Clinton V. Oster, Jr. is Professor Emeritus and former Associate Dean for the Paul H. O'Neill School of Public and Environmental Affairs, Indiana University. His research has centered on aviation safety, airline economics and competition policy, energy policy, and environmental and natural resource policy. He has co-authored five books on various aspects of air transportation including "Deregulation and the Future of Intercity Passenger Travel" with John Meyer, and "Why Airplanes Crash" with John Strong and C. Kurt Zorn.
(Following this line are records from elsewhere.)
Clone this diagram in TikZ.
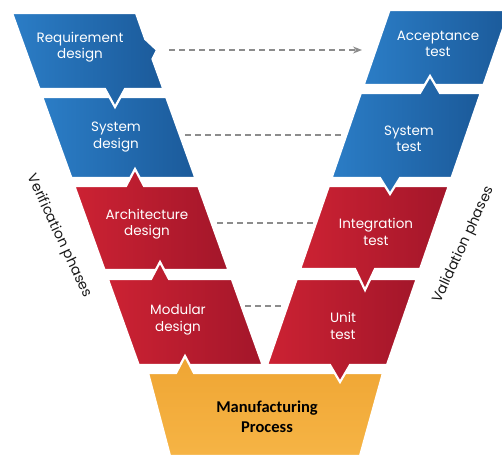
\documentclass[tikz,border=0pt]{standalone}
\usepackage{fontspec}
\newfontfamily\boxfont{Poppins}
\newfontfamily\mfont{Carlito}
\usetikzlibrary{arrows.meta}
\definecolor{blueL}{HTML}{2B7DC6}
\definecolor{blueD}{HTML}{1B5A9A}
\definecolor{redL}{HTML}{CC2233}
\definecolor{redD}{HTML}{A3162A}
\definecolor{orangeL}{HTML}{F6B445}
\definecolor{orangeD}{HTML}{EFA533}
\definecolor{dashgray}{HTML}{8C8C8C}
\tikzset{
  bluebox/.style={draw=white, line width=2.2pt, line join=miter, left color=blueL, right color=blueD},
  redbox/.style={draw=white, line width=2.2pt, line join=miter, left color=redL, right color=redD},
  orangebox/.style={draw=white, line width=2.2pt, line join=miter, top color=orangeD, bottom color=orangeL},
  boxtext/.style={text=white, font=\boxfont\fontsize{13.5}{16.5}\selectfont, align=center, inner sep=0pt},
  mtext/.style={text=black, font=\mfont\bfseries\fontsize{16.5}{20.5}\selectfont, align=center, inner sep=0pt},
  phase/.style={text=black!90, font=\boxfont\fontsize{14}{16}\selectfont, inner sep=0pt},
  link/.style={draw=dashgray, line width=1.1pt, dash pattern=on 6pt off 4pt}
}
\begin{document}
\begin{tikzpicture}[x=1pt,y=-1pt]
\useasboundingbox (0,0) rectangle (502,458);
% left column
\path[bluebox] (42.2,97) -- (166.2,97) -- (195.4,178) -- (71.4,178) -- cycle;
\path[bluebox] (12,13) -- (136,13) -- (145.2,39) -- (157,50) -- (152.5,59) -- (163.4,89)
  -- (125,89) -- (115,107) -- (105,89) -- (39.4,89) -- cycle;
\path[redbox] (74.3,186) -- (126,186) -- (135,169) -- (144,186) -- (198.3,186) -- (228.5,270) -- (104.5,270) -- cycle;
\path[redbox] (107.8,279) -- (151,279) -- (160,262) -- (169,279) -- (231.8,279) -- (262.7,365) -- (138.7,365) -- cycle;
% bottom
\path[orangebox] (148,373) -- (176,373) -- (185,356) -- (194,373) -- (383,373) -- (360,456) -- (170,456) -- cycle;
% right column
\path[redbox] (296.7,279) -- (416.7,279) -- (387,365) -- (350,365) -- (340,382) -- (330,365) -- (267,365) -- cycle;
\path[redbox] (328.8,186) -- (448.8,186) -- (420.1,269) -- (375,269) -- (365,290) -- (355,269) -- (300.1,269) -- cycle;
\path[bluebox] (389.5,10) -- (509.5,10) -- (483.6,85) -- (363.6,85) -- cycle;
\path[bluebox] (360.8,93) -- (420,93) -- (430,76) -- (440,93) -- (480.8,93) -- (451.5,178)
  -- (400,178) -- (390,194) -- (380,178) -- (331.5,178) -- cycle;
% texts
\node[boxtext] (req) at (80,47) {Requirement\\design};
\node[boxtext] (sysd) at (116,137) {System\\design};
\node[boxtext] (arch) at (147,224) {Architecture\\design};
\node[boxtext] (mod) at (178,320) {Modular\\design};
\node[boxtext] (acc) at (438,44) {Acceptance\\test};
\node[boxtext] (syst) at (409,139) {System\\test};
\node[boxtext] (integ) at (376,232) {Integration\\test};
\node[boxtext] (unit) at (343,326) {Unit\\test};
\node[mtext] (manu) at (267,417) {Manufacturing\\Process};
\node[phase, rotate=-65] (ver) at (59,236) {Verification phases};
\node[phase, rotate=65] (val) at (464,245) {Validation phases};
% dashed links
\coordinate (a1) at (169,50); \coordinate (b1) at (362,50);
\coordinate (a2) at (185,135); \coordinate (b2) at (342,135);
\coordinate (a3) at (217,223); \coordinate (b3) at (314,223);
\coordinate (a4) at (245,306); \coordinate (b4) at (283,306);
\draw[link, -{Stealth[length=9pt,width=7pt]}, dashgray] (a1) -- (b1);
\draw[link] (a2) -- (b2);
\draw[link] (a3) -- (b3);
\draw[link] (a4) -- (b4);
\end{tikzpicture}
\end{document}
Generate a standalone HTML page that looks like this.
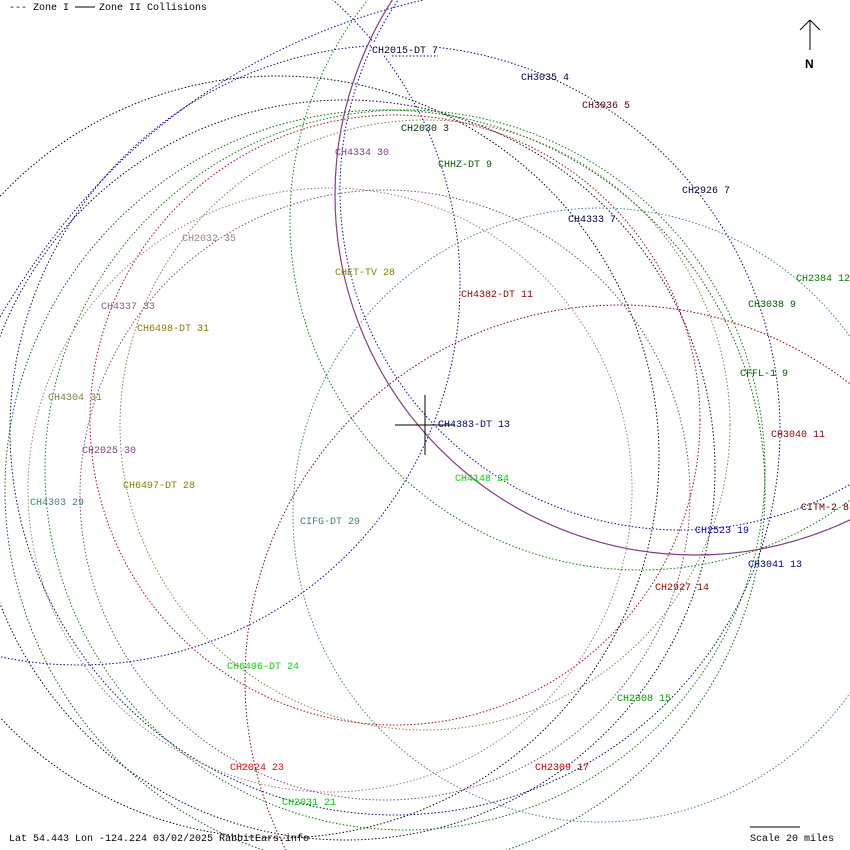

He has chaired and served on numerous NASEM committees, including Chair of the Committee for the Study of Traffic Safety Lessons from Benchmark Nations, Chair of the Committee on the Federal Employers' Liability Act, Chair of the Committee on the Effects of Commuting on Pilot Fatigue, and Co-chair of the Committee on NASA's National Aviation Operational Monitoring Service Project. He was a member of the Committee for Guidance on Setting and Enforcing Speed Limits, the Committee for a Study on Air Passenger Service and Safety since Deregulation, and the Committee on the Intercity Passenger Travel: Opportunities and Issues in Short-Haul Markets. He holds a bachelor’s degree in engineering from Princeton University, a master’s degree in public affairs from Carnegie-Mellon University, and a Ph.D. in economics from Harvard University.
Gary M. Weissel
Gary Weissel is Founder and Managing Officer of Tronos Aviation Consulting, which provides a wide variety of services to airlines, leasing companies, OEMs, and suppliers in the aviation industry, including services pertaining to aircraft interiors and modifications and conversions. In this position, he leads all of the firm’s activities including asset management, aircraft specification and interior management, market forecasting, and OEM strategy consulting. Prior to starting Tronos, he was the co-Managing Officer of ICF SH&E’s Aviation and Aerospace Practice where he led the firm’s staff of more than 50 consultants in 7 offices worldwide. Before joining ICF SH&E, he was a Senior Program Manager with B/E Aerospace’s Seating Products Group where he ran numerous seating programs for major international airlines. Prior to that, he spent nine years with Delta Air Lines in various positions within their engineering and technical specification departments. He is a member of the Senior Advisory Board for the Georgia Institute of Technology’s School of Aerospace Engineering, and regularly guest lectures at the School. He was the lead author for IATA's Guide on Best Practices Guide for cabin interior retrofits and entry into service programs. He is a frequent speaker at industry conferences, is regularly quoted in industry publications, and has appeared on CNN and NBC Nightly News as an aviation expert. He holds a bachelor’s degree in aerospace engineering from the Georgia Institute of Technology.